Does the word theatre mean the same as "drama" or does it only refer to the building in which we play drama?
Dictionaries are contradictory.
What do you think?
It can do. "Theatre" means more than one thing; so does "drama". When "theatre" is used to mean "theatrical writing and/or events", and when "drama" is used to mean "drama-related things and/or events", they are nearly synonymous.
For the benefit of others as well:
'drama' is an exciting, emotional, or unexpected series of events or set of circumstances.
A TV news reporter, broadcasting live, might say, "...when the terrorists stormed the building. The President is expected to make an announcement as to the response of the US Government to the drama unfolding here tonight."
Plays, films - of the genre we call 'dramas' - depict such events, and also imaginary ones, for entertainment in a theatre. Some of the time, theatre takes these imaginary events to such an extreme, that we don't think it could really happen in real life - just in a film or play.

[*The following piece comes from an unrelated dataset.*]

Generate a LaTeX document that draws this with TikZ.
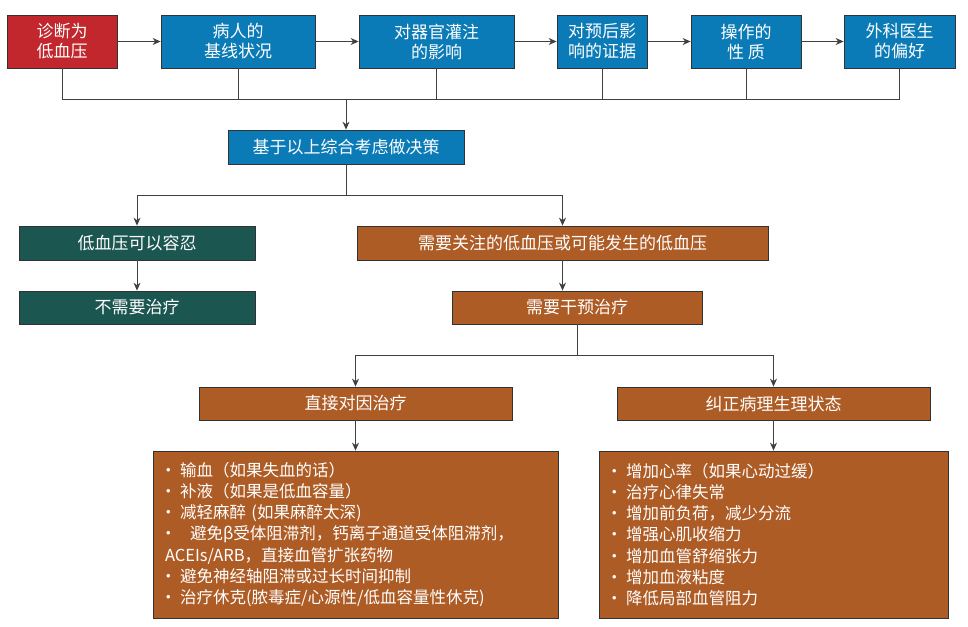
\documentclass[tikz,border=0pt]{standalone}
\usepackage{fontspec}
\setmainfont{Noto Sans CJK SC}
\usetikzlibrary{arrows.meta}
\definecolor{diagred}{HTML}{C1272D}
\definecolor{factblue}{HTML}{0A7BB6}
\definecolor{tolgreen}{HTML}{1B5651}
\definecolor{actbrown}{HTML}{AE5C26}
\def\dotitem{\makebox[15pt][l]{\hspace{-5pt}•}}
\tikzset{
	box/.style={draw=black!80, line width=0.8pt, text=white, align=center, inner sep=0pt, font=\fontsize{17}{20}\selectfont},
	listbox/.style={box, align=left, inner xsep=12pt, font=\fontsize{16.5}{21.2}\selectfont},
	link/.style={draw=black!75, line width=0.8pt},
	arr/.style={link, -{Stealth[length=8pt,width=7pt]}},
}

\begin{document}
\begin{tikzpicture}[x=1pt, y=-1pt]
		%%%%% START %%%%%
		\useasboundingbox (0, 0) rectangle (968, 626);
		
		\node[box, fill=diagred, minimum width=110, minimum height=53] (diag) at (62, 41.5) {诊断为\\低血压};
		\node[box, fill=factblue, minimum width=154, minimum height=53] (base) at (238, 41.5) {病人的\\基线状况};
		\node[box, fill=factblue, minimum width=155, minimum height=53] (organ) at (436.5, 41.5) {对器官灌注\\的影响};
		\node[box, fill=factblue, minimum width=90, minimum height=53] (prog) at (602, 41.5) {对预后影\\响的证据};
		\node[box, fill=factblue, minimum width=110, minimum height=53] (oper) at (746, 41.5) {操作的\\性 质};
		\node[box, fill=factblue, minimum width=111, minimum height=53] (pref) at (899.5, 41.5) {外科医生\\的偏好};
		
		\draw[arr] (diag) -- (base);
		\draw[arr] (base) -- (organ);
		\draw[arr] (organ) -- (prog);
		\draw[arr] (prog) -- (oper);
		\draw[arr] (oper) -- (pref);
		
		\node[box, fill=factblue, minimum width=236, minimum height=34] (decide) at (346, 147) {基于以上综合考虑做决策};
		\coordinate (bus) at (346, 99);
		\foreach \f in {diag, base, organ, prog, oper, pref}
			\draw[link] (\f.south) |- (bus);
		\draw[arr] (bus) -- (decide);
		
		\node[box, fill=tolgreen, minimum width=236, minimum height=34] (tol) at (137, 243) {低血压可以容忍};
		\node[box, fill=tolgreen, minimum width=236, minimum height=33] (notreat) at (137, 307.5) {不需要治疗};
		\node[box, fill=actbrown, minimum width=411, minimum height=34] (concern) at (562.5, 243) {需要关注的低血压或可能发生的低血压};
		\node[box, fill=actbrown, minimum width=250, minimum height=33] (interv) at (577, 307.5) {需要干预治疗};
		
		\coordinate (split) at (346, 195);
		\draw[link] (decide) -- (split);
		\draw[arr] (split) -| (tol);
		\draw[arr] (split) -| (concern);
		\draw[arr] (tol) -- (notreat);
		\draw[arr] (concern.south) -- (concern.south |- interv.north);
		
		\node[box, fill=actbrown, minimum width=313, minimum height=33] (cause) at (355.5, 403.5) {直接对因治疗};
		\node[box, fill=actbrown, minimum width=313, minimum height=33] (corr) at (773.5, 403.5) {纠正病理生理状态};
		
		\coordinate (fork) at (577, 355);
		\draw[link] (interv) -- (fork);
		\draw[arr] (fork) -| (cause);
		\draw[arr] (fork) -| (corr);
		
		\node[listbox, fill=actbrown, text width=381, minimum height=167] (causelist) at (355.5, 534.5) {\dotitem 输血（如果失血的话）\\
			\dotitem 补液（如果是低血容量）\\
			\dotitem 减轻麻醉 (如果麻醉太深)\\
			\dotitem\hspace{10pt}避免β受体阻滞剂，钙离子通道受体阻滞剂，\\
			ACEIs/ARB，直接血管扩张药物\\
			\dotitem 避免神经轴阻滞或过长时间抑制\\
			\dotitem 治疗休克(脓毒症/心源性/低血容量性休克)};
		\node[listbox, fill=actbrown, text width=325, minimum height=167] (corrlist) at (773.5, 534.5) {\dotitem 增加心率（如果心动过缓）\\
			\dotitem 治疗心律失常\\
			\dotitem 增加前负荷，减少分流\\
			\dotitem 增强心肌收缩力\\
			\dotitem 增加血管舒缩张力\\
			\dotitem 增加血液粘度\\
			\dotitem 降低局部血管阻力};
		
		\draw[arr] (cause) -- (causelist);
		\draw[arr] (corr) -- (corrlist);
		
		%%%%% END %%%%%
\end{tikzpicture}
\end{document}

We might call it 'escapist entertainment ' or 'pure theatre' (because it couldn't really happen - only in a play/film in a theatre.)

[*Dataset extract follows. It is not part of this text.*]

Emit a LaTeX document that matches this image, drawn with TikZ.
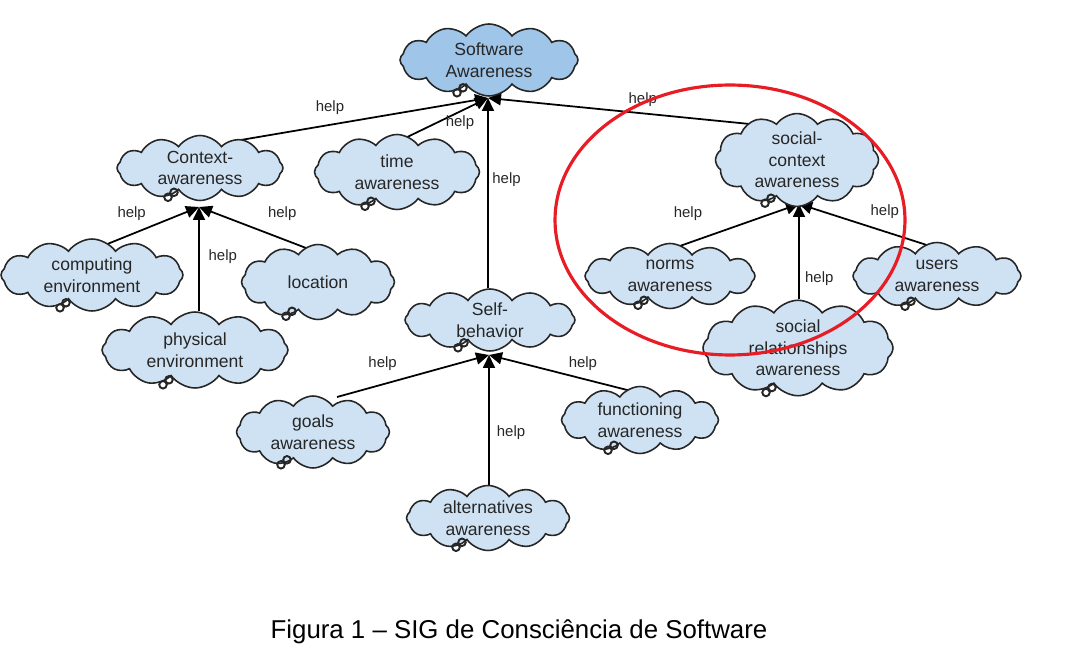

But then - when real life dramatic events do happen that seem incredible, as if, "this is the kind of thing that only happens in films" - (perhaps the O.J. Simpson chase with police cars wailing in pursuit is a mild example) - then we might describe it as, "What we are witnessing, this incredible series of events this evening, is pure theatre."
That is, so dramatic, yet at the same time rather comical, and so seemingly far from even the customary dramatic/comically stupid events of real life, that we regard it as only possible in a scriptwriter's/playwrite's mind, and refer to these incredible events as 'theatre'.
(The film "Dog Day Afternoon", about a bungled bank robbery, is actually based on real life events!!)